Up until now, many businesses have been slow to adopt a climate change strategy. As climate change is increasingly becoming a pressing issue globally, and especially in Africa where we often lack the resources and infrastructure to withstand the potential risks that climate change pose to our welfare and economy, CSI can no longer afford to ignore climate change challenges.
In South Africa, most organisations don’t view climate change with the same urgency as some of our many socio-economic challenges, like poverty, education inequality, high levels of gender-based violence, and other pressing needs. This is a worldwide tendency, as the latest PWC Annual Global CEO Survey showed that only 30% of CEOs across the world are prioritising climate change.
However, can South Africa, together with the rest of the world, afford to ignore climate change?
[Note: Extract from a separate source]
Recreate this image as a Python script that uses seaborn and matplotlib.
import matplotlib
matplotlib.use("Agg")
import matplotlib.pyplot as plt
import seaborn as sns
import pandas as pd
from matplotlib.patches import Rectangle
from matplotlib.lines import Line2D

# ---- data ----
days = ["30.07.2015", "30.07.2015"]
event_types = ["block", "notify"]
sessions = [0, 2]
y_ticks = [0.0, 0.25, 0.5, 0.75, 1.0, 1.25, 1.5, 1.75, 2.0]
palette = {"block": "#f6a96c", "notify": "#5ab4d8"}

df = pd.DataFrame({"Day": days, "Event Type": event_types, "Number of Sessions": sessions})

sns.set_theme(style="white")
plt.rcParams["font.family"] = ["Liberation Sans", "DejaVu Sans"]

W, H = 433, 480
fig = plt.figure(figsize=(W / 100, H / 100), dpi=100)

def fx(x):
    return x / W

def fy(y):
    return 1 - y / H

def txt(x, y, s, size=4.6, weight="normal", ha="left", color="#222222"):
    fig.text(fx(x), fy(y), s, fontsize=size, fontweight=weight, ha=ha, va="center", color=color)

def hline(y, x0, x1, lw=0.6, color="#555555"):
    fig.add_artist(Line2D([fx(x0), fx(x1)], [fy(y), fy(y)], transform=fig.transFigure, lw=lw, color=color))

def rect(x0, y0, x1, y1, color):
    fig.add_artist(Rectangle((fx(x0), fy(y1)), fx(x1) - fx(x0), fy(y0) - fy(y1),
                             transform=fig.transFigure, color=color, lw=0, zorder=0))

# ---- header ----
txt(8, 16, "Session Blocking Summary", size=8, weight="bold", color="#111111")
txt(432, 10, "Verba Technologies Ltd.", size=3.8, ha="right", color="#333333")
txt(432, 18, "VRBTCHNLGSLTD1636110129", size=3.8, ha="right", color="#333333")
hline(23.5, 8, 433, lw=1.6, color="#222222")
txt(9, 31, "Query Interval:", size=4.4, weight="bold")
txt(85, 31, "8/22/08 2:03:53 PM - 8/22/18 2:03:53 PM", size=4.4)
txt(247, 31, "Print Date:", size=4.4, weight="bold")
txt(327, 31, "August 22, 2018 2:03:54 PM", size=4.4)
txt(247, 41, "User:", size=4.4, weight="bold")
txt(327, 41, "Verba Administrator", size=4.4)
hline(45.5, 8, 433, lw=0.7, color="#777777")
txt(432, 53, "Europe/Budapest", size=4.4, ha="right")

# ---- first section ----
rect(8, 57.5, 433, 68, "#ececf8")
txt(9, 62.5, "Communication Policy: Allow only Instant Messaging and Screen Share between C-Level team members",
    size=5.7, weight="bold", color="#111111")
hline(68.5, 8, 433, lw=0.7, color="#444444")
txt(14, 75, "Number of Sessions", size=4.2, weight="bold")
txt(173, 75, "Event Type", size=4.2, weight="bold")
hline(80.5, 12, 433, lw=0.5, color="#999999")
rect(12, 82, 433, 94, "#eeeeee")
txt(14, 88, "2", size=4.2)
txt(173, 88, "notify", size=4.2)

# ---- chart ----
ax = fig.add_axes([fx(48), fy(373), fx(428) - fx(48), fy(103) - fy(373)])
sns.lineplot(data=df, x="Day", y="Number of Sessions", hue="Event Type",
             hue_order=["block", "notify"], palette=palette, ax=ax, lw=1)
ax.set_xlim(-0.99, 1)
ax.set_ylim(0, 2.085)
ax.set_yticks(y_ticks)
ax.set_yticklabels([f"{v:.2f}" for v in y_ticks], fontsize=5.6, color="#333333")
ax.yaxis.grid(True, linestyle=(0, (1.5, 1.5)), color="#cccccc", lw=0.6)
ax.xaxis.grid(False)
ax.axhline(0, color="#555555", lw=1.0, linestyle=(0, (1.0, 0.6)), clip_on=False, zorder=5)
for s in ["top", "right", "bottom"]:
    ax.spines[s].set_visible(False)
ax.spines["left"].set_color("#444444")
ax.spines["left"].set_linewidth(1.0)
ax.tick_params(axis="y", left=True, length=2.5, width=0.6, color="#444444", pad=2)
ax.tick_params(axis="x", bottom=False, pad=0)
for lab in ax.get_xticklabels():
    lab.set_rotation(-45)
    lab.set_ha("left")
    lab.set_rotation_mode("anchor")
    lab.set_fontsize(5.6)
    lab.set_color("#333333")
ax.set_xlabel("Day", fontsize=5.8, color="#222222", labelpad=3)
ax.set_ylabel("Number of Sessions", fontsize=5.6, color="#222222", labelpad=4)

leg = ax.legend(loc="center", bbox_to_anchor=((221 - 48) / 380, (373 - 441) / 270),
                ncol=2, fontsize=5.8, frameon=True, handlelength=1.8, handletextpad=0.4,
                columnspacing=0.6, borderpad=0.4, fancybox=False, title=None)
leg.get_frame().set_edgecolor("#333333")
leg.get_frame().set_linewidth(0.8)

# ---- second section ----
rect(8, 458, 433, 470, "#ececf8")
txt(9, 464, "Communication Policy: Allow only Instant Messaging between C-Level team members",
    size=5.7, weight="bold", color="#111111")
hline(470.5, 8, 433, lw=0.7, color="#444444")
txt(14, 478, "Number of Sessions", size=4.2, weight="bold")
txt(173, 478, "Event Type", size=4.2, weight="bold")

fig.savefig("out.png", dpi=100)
Over the last decade extreme weather events, as a result of climate change, have increased globally, including in Southern Africa. Temperatures are increasing above the global average and big South African cities like Cape Town and Durban have in recent times been experiencing climate change-induced drought and associated water scarcity. Another examples of a recent extreme weather event, is the tropical cyclone, Idai that killed more than 1300 people in Mozambique, Zimbabwe and Malawi in March 2019.
As global warming intensifies, we are likely to see more extreme weather events, including heatwaves, tropical cyclones and droughts.
As the frequency and intensity of these extreme weather events keep increasing, our food systems are increasingly threatened, and especially vulnerable food-insecure households will bear the brunt, as food becomes scarcer and thus more expensive. Smallholders generate 90% of total agricultural output in Southern Africa, but 30% of this production is likely at risk from climate hazards. The most important climate hazard we face is heat stress, represented by high growing season temperatures. Heat stress can lower the productivity of crops, such as wheat and maize, and livestock. It also affects human labour and increases the risk of natural disasters and reduce the growing season.
South Africa is globally one of the top five countries in terms of carbon emitted per unit of energy. As a country we are greatly dependent on burning coal for energy, which is the biggest contributor to green gas emissions in our country.
In 2010, the South African government has committed to a 42% reduction in emissions by 2025 and net-zero (removing all man-made greenhouse gas emissions from the atmosphere through reduction measures) by 2050. However, we first have to overcome the many challenges including exacerbating development problems, concern from business about global competitiveness and exports, concerns about reduced employment and concern about the impact that it will have on poor households. To meet net-zero global objectives, South Africa will have to transform its carbon-intensive economy, and simultaneously meet its development needs.
Corporates can play a role in reducing green gas emissions by utilising renewable energy resources to power their offices and operations. They can also contribute to initiatives that look at reducing emissions, like joining and sponsoring tree planting initiatives to restore forests, the restoration of soil carbon in agriculture and the restoration of ecosystems like wetlands.
Organisations also need to look at their investments and whether or not they’re investing responsibly and ethically, and in ways that consider the environment. We can no longer afford to ignore climate change, but should rather actively work together to ensure our country meets the carbon emission reductions that are necessary to protect our society and our economy.